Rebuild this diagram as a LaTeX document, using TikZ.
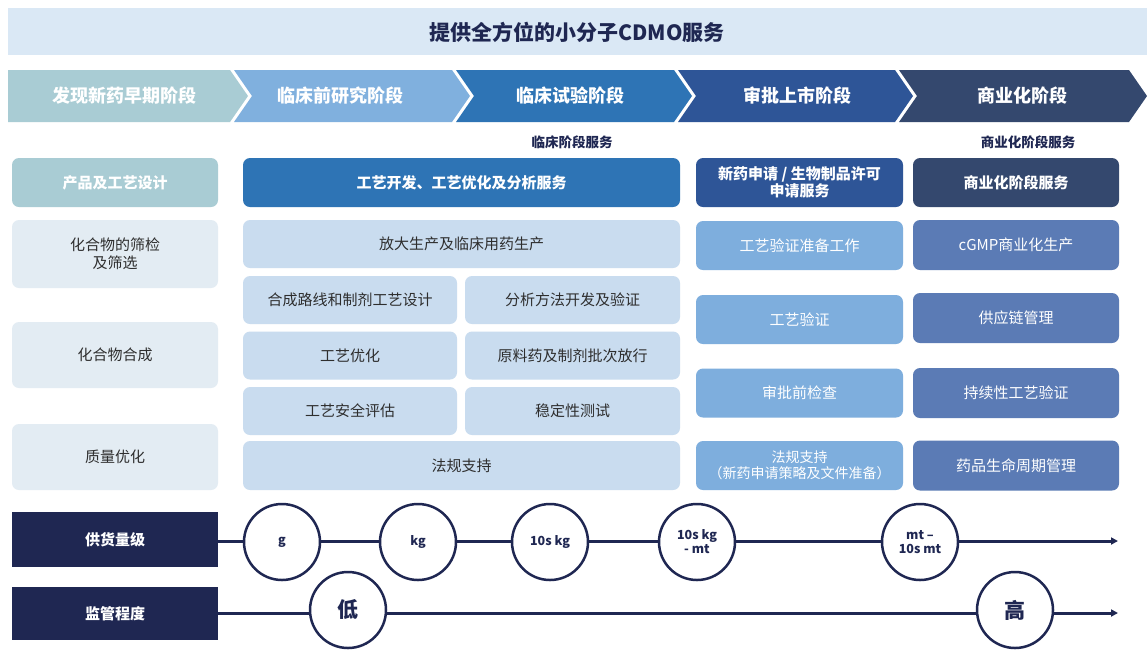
\documentclass[tikz,border=0pt]{standalone}
\usepackage{fontspec}
\setmainfont{Noto Sans CJK SC}
\usetikzlibrary{arrows.meta}
\definecolor{band}{HTML}{DAE8F5}
\definecolor{cA}{HTML}{A9CCD4}
\definecolor{cB}{HTML}{80B0DE}
\definecolor{cC}{HTML}{2E74B5}
\definecolor{cD}{HTML}{2E5597}
\definecolor{cE}{HTML}{34486E}
\definecolor{leftbox}{HTML}{E3ECF3}
\definecolor{midbox}{HTML}{C9DCEF}
\definecolor{dbox}{HTML}{7EAEDD}
\definecolor{ebox}{HTML}{5B7BB5}
\definecolor{navy}{HTML}{1F2752}
\definecolor{txt}{HTML}{2E2E2E}
\tikzset{
  box/.style={rectangle, rounded corners=7pt, inner sep=2pt, align=center, font=\fontsize{15}{17}\selectfont},
  hdr/.style={box, text=white, font=\bfseries\fontsize{15}{18}\selectfont},
  lbox/.style={box, fill=leftbox, text=txt, minimum width=206pt},
  mbox/.style={box, fill=midbox, text=txt},
  dcell/.style={box, fill=dbox, text=white, minimum width=207pt, minimum height=49pt},
  ecell/.style={box, fill=ebox, text=white, minimum width=206pt, minimum height=50pt},
  chevtext/.style={text=white, font=\bfseries\fontsize{18}{21}\selectfont},
  navybox/.style={rectangle, fill=navy, text=white, font=\bfseries\fontsize{15}{18}\selectfont, minimum width=206pt},
  ring/.style={circle, draw=navy, line width=2.5pt, fill=white, minimum size=76pt, inner sep=0pt, align=center, text=navy, font=\bfseries\fontsize{12.5}{14}\selectfont},
  axis/.style={draw=navy, line width=3pt},
  lbl/.style={text=navy, font=\bfseries\fontsize{13.5}{15}\selectfont}
}
\begin{document}
\begin{tikzpicture}[x=1pt,y=-1pt]
\useasboundingbox (0,0) rectangle (1147,649);
\fill[white] (0,0) rectangle (1147,649);
% title band
\fill[band] (8,8) rectangle (1147,55);
\node[text=navy, font=\bfseries\fontsize{21}{25}\selectfont] (title) at (577,32) {提供全方位的小分子CDMO服务};
% chevrons
\fill[cA] (8,70) -- (230,70) -- (248,96) -- (230,122) -- (8,122) -- cycle;
\fill[cB] (234,70) -- (452,70) -- (470,96) -- (452,122) -- (234,122) -- (252,96) -- cycle;
\fill[cC] (456,70) -- (674,70) -- (692,96) -- (674,122) -- (456,122) -- (474,96) -- cycle;
\fill[cD] (678,70) -- (895,70) -- (913,96) -- (895,122) -- (678,122) -- (696,96) -- cycle;
\fill[cE] (899,70) -- (1129,70) -- (1147,96) -- (1129,122) -- (899,122) -- (917,96) -- cycle;
\node[chevtext] (p1) at (124,96) {发现新药早期阶段};
\node[chevtext] (p2) at (340,96) {临床前研究阶段};
\node[chevtext] (p3) at (570,96) {临床试验阶段};
\node[chevtext] (p4) at (797,96) {审批上市阶段};
\node[chevtext] (p5) at (1022,96) {商业化阶段};
% stage labels
\node[lbl] (l1) at (572,142) {临床阶段服务};
\node[lbl] (l2) at (1028,142) {商业化阶段服务};
% headers
\node[hdr, fill=cA, minimum width=206pt, minimum height=49pt] (h1) at (115,182.5) {产品及工艺设计};
\node[hdr, fill=cC, minimum width=437pt, minimum height=49pt] (h2) at (461.5,182.5) {工艺开发、工艺优化及分析服务};
\node[hdr, fill=cD, minimum width=207pt, minimum height=49pt, font=\bfseries\fontsize{15}{17}\selectfont] (h3) at (799.5,182.5) {新药申请 / 生物制品许可\\申请服务};
\node[hdr, fill=cE, minimum width=206pt, minimum height=49pt] (h4) at (1016,182.5) {商业化阶段服务};
% left column
\node[lbox, minimum height=68pt, font=\fontsize{15}{18}\selectfont] (a1) at (115,254) {化合物的筛检\\及筛选};
\node[lbox, minimum height=66pt] (a2) at (115,355) {化合物合成};
\node[lbox, minimum height=66pt] (a3) at (115,457) {质量优化};
% middle
\node[mbox, minimum width=437pt, minimum height=48pt] (b1) at (461.5,244) {放大生产及临床用药生产};
\node[mbox, minimum width=214pt, minimum height=48pt] (b2) at (350,300) {合成路线和制剂工艺设计};
\node[mbox, minimum width=215pt, minimum height=48pt] (b3) at (572.5,300) {分析方法开发及验证};
\node[mbox, minimum width=214pt, minimum height=48pt] (b4) at (350,355.5) {工艺优化};
\node[mbox, minimum width=215pt, minimum height=48pt] (b5) at (572.5,355.5) {原料药及制剂批次放行};
\node[mbox, minimum width=214pt, minimum height=48pt] (b6) at (350,411) {工艺安全评估};
\node[mbox, minimum width=215pt, minimum height=48pt] (b7) at (572.5,411) {稳定性测试};
\node[mbox, minimum width=437pt, minimum height=49pt] (b8) at (461.5,465.5) {法规支持};
% column 4
\node[dcell] (d1) at (799.5,245.5) {工艺验证准备工作};
\node[dcell] (d2) at (799.5,319.5) {工艺验证};
\node[dcell] (d3) at (799.5,393) {审批前检查};
\node[dcell, font=\fontsize{14}{16}\selectfont] (d4) at (799.5,465.5) {法规支持\\（新药申请策略及文件准备）};
% column 5
\node[ecell] (e1) at (1016,245) {cGMP商业化生产};
\node[ecell] (e2) at (1016,318) {供应链管理};
\node[ecell] (e3) at (1016,393) {持续性工艺验证};
\node[ecell] (e4) at (1016,465.5) {药品生命周期管理};
% supply row
\node[navybox, minimum height=55pt] (s) at (115,539.5) {供货量级};
\node[ring] (g1) at (282,542) {g};
\node[ring] (g2) at (418,542) {kg};
\node[ring] (g3) at (550,542) {10s kg};
\node[ring] (g4) at (697,542) {10s kg\\- mt};
\node[ring] (g5) at (920,542) {mt –\\10s mt};
\coordinate (send) at (1118,541);
\draw[axis] (s.east |- 0,541) -- (g1.west |- 0,541);
\draw[axis] (g1.east |- 0,541) -- (g2.west |- 0,541);
\draw[axis] (g2.east |- 0,541) -- (g3.west |- 0,541);
\draw[axis] (g3.east |- 0,541) -- (g4.west |- 0,541);
\draw[axis] (g4.east |- 0,541) -- (g5.west |- 0,541);
\draw[axis, -{Triangle[length=7pt,width=7pt]}] (g5.east |- 0,541) -- (send);
% regulation row
\node[navybox, minimum height=53pt] (r) at (115,613.5) {监管程度};
\node[ring, font=\bfseries\fontsize{21}{24}\selectfont] (lo) at (348,610) {低};
\node[ring, font=\bfseries\fontsize{21}{24}\selectfont] (hi) at (1015,610) {高};
\coordinate (rend) at (1118,613);
\draw[axis] (r.east |- 0,613) -- (lo.west |- 0,613);
\draw[axis] (lo.east |- 0,613) -- (hi.west |- 0,613);
\draw[axis, -{Triangle[length=7pt,width=7pt]}] (hi.east |- 0,613) -- (rend);
\end{tikzpicture}
\end{document}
- - -
### EXERCISE DESCRIPTION
Pictures in the data above should not be copied; transcribe everything else exactly.

### TASK RESPONSE
Rebuild this diagram as a LaTeX document, using TikZ.
\documentclass[tikz,border=0pt]{standalone}
\usepackage{fontspec}
\setmainfont{Noto Sans CJK SC}
\usetikzlibrary{arrows.meta}
\definecolor{band}{HTML}{DAE8F5}
\definecolor{cA}{HTML}{A9CCD4}
\definecolor{cB}{HTML}{80B0DE}
\definecolor{cC}{HTML}{2E74B5}
\definecolor{cD}{HTML}{2E5597}
\definecolor{cE}{HTML}{34486E}
\definecolor{leftbox}{HTML}{E3ECF3}
\definecolor{midbox}{HTML}{C9DCEF}
\definecolor{dbox}{HTML}{7EAEDD}
\definecolor{ebox}{HTML}{5B7BB5}
\definecolor{navy}{HTML}{1F2752}
\definecolor{txt}{HTML}{2E2E2E}
\tikzset{
  box/.style={rectangle, rounded corners=7pt, inner sep=2pt, align=center, font=\fontsize{15}{17}\selectfont},
  hdr/.style={box, text=white, font=\bfseries\fontsize{15}{18}\selectfont},
  lbox/.style={box, fill=leftbox, text=txt, minimum width=206pt},
  mbox/.style={box, fill=midbox, text=txt},
  dcell/.style={box, fill=dbox, text=white, minimum width=207pt, minimum height=49pt},
  ecell/.style={box, fill=ebox, text=white, minimum width=206pt, minimum height=50pt},
  chevtext/.style={text=white, font=\bfseries\fontsize{18}{21}\selectfont},
  navybox/.style={rectangle, fill=navy, text=white, font=\bfseries\fontsize{15}{18}\selectfont, minimum width=206pt},
  ring/.style={circle, draw=navy, line width=2.5pt, fill=white, minimum size=76pt, inner sep=0pt, align=center, text=navy, font=\bfseries\fontsize{12.5}{14}\selectfont},
  axis/.style={draw=navy, line width=3pt},
  lbl/.style={text=navy, font=\bfseries\fontsize{13.5}{15}\selectfont}
}
\begin{document}
\begin{tikzpicture}[x=1pt,y=-1pt]
\useasboundingbox (0,0) rectangle (1147,649);
\fill[white] (0,0) rectangle (1147,649);
% title band
\fill[band] (8,8) rectangle (1147,55);
\node[text=navy, font=\bfseries\fontsize{21}{25}\selectfont] (title) at (577,32) {提供全方位的小分子CDMO服务};
% chevrons
\fill[cA] (8,70) -- (230,70) -- (248,96) -- (230,122) -- (8,122) -- cycle;
\fill[cB] (234,70) -- (452,70) -- (470,96) -- (452,122) -- (234,122) -- (252,96) -- cycle;
\fill[cC] (456,70) -- (674,70) -- (692,96) -- (674,122) -- (456,122) -- (474,96) -- cycle;
\fill[cD] (678,70) -- (895,70) -- (913,96) -- (895,122) -- (678,122) -- (696,96) -- cycle;
\fill[cE] (899,70) -- (1129,70) -- (1147,96) -- (1129,122) -- (899,122) -- (917,96) -- cycle;
\node[chevtext] (p1) at (124,96) {发现新药早期阶段};
\node[chevtext] (p2) at (340,96) {临床前研究阶段};
\node[chevtext] (p3) at (570,96) {临床试验阶段};
\node[chevtext] (p4) at (797,96) {审批上市阶段};
\node[chevtext] (p5) at (1022,96) {商业化阶段};
% stage labels
\node[lbl] (l1) at (572,142) {临床阶段服务};
\node[lbl] (l2) at (1028,142) {商业化阶段服务};
% headers
\node[hdr, fill=cA, minimum width=206pt, minimum height=49pt] (h1) at (115,182.5) {产品及工艺设计};
\node[hdr, fill=cC, minimum width=437pt, minimum height=49pt] (h2) at (461.5,182.5) {工艺开发、工艺优化及分析服务};
\node[hdr, fill=cD, minimum width=207pt, minimum height=49pt, font=\bfseries\fontsize{15}{17}\selectfont] (h3) at (799.5,182.5) {新药申请 / 生物制品许可\\申请服务};
\node[hdr, fill=cE, minimum width=206pt, minimum height=49pt] (h4) at (1016,182.5) {商业化阶段服务};
% left column
\node[lbox, minimum height=68pt, font=\fontsize{15}{18}\selectfont] (a1) at (115,254) {化合物的筛检\\及筛选};
\node[lbox, minimum height=66pt] (a2) at (115,355) {化合物合成};
\node[lbox, minimum height=66pt] (a3) at (115,457) {质量优化};
% middle
\node[mbox, minimum width=437pt, minimum height=48pt] (b1) at (461.5,244) {放大生产及临床用药生产};
\node[mbox, minimum width=214pt, minimum height=48pt] (b2) at (350,300) {合成路线和制剂工艺设计};
\node[mbox, minimum width=215pt, minimum height=48pt] (b3) at (572.5,300) {分析方法开发及验证};
\node[mbox, minimum width=214pt, minimum height=48pt] (b4) at (350,355.5) {工艺优化};
\node[mbox, minimum width=215pt, minimum height=48pt] (b5) at (572.5,355.5) {原料药及制剂批次放行};
\node[mbox, minimum width=214pt, minimum height=48pt] (b6) at (350,411) {工艺安全评估};
\node[mbox, minimum width=215pt, minimum height=48pt] (b7) at (572.5,411) {稳定性测试};
\node[mbox, minimum width=437pt, minimum height=49pt] (b8) at (461.5,465.5) {法规支持};
% column 4
\node[dcell] (d1) at (799.5,245.5) {工艺验证准备工作};
\node[dcell] (d2) at (799.5,319.5) {工艺验证};
\node[dcell] (d3) at (799.5,393) {审批前检查};
\node[dcell, font=\fontsize{14}{16}\selectfont] (d4) at (799.5,465.5) {法规支持\\（新药申请策略及文件准备）};
% column 5
\node[ecell] (e1) at (1016,245) {cGMP商业化生产};
\node[ecell] (e2) at (1016,318) {供应链管理};
\node[ecell] (e3) at (1016,393) {持续性工艺验证};
\node[ecell] (e4) at (1016,465.5) {药品生命周期管理};
% supply row
\node[navybox, minimum height=55pt] (s) at (115,539.5) {供货量级};
\node[ring] (g1) at (282,542) {g};
\node[ring] (g2) at (418,542) {kg};
\node[ring] (g3) at (550,542) {10s kg};
\node[ring] (g4) at (697,542) {10s kg\\- mt};
\node[ring] (g5) at (920,542) {mt –\\10s mt};
\coordinate (send) at (1118,541);
\draw[axis] (s.east |- 0,541) -- (g1.west |- 0,541);
\draw[axis] (g1.east |- 0,541) -- (g2.west |- 0,541);
\draw[axis] (g2.east |- 0,541) -- (g3.west |- 0,541);
\draw[axis] (g3.east |- 0,541) -- (g4.west |- 0,541);
\draw[axis] (g4.east |- 0,541) -- (g5.west |- 0,541);
\draw[axis, -{Triangle[length=7pt,width=7pt]}] (g5.east |- 0,541) -- (send);
% regulation row
\node[navybox, minimum height=53pt] (r) at (115,613.5) {监管程度};
\node[ring, font=\bfseries\fontsize{21}{24}\selectfont] (lo) at (348,610) {低};
\node[ring, font=\bfseries\fontsize{21}{24}\selectfont] (hi) at (1015,610) {高};
\coordinate (rend) at (1118,613);
\draw[axis] (r.east |- 0,613) -- (lo.west |- 0,613);
\draw[axis] (lo.east |- 0,613) -- (hi.west |- 0,613);
\draw[axis, -{Triangle[length=7pt,width=7pt]}] (hi.east |- 0,613) -- (rend);
\end{tikzpicture}
\end{document}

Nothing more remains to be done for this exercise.